Analysis of reconstruction from discrete Radon transform data in mathbb R³ when the function has jump discontinuities

In this paper we study reconstruction of a function $f$ from its discrete Radon transform data in $\mathbb R^3$ when $f$ has jump discontinuities. Consider a conventional parametrization of the Radon data in terms of the affine and angular variables. The step-size along the affine variable is $\epsilon$, and the density of measured directions on the unit sphere is $O(\epsilon^2)$. Let $f_\epsilon$ denote the result of reconstruction from the discrete data. Pick any generic point $x_0$ (i.e., satisfying some mild conditions), where $f$ has a jump. Our first result is an explicit leading term behavior of $f_{\epsilon}$ in an $O(\epsilon)$-neighborhood of $x_0$ as $\epsilon\to0$. A closely related question is why can we accurately reconstruct functions with discontinuities at all?
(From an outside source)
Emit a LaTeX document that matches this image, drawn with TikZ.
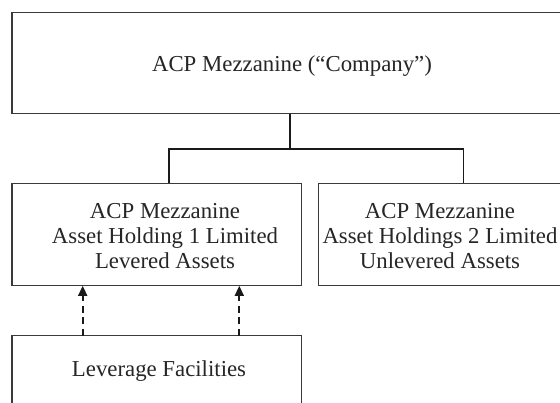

This is a fundamental question, which has not been studied in the literature in dimensions three and higher. We prove that the discrete inversion formula `works', i.e. if $x_0\not\in S:=\text{singsupp}(f)$ is generic, then $f_{\epsilon}(x_0)\to f(x_0)$ as $\epsilon\to0$. The proof of this result reveals a surprising connection with the theory of uniform distribution (u.d.). This is a new phenomenon that has not been known previously. We also present some numerical experiments, which confirm the validity of the developed theory.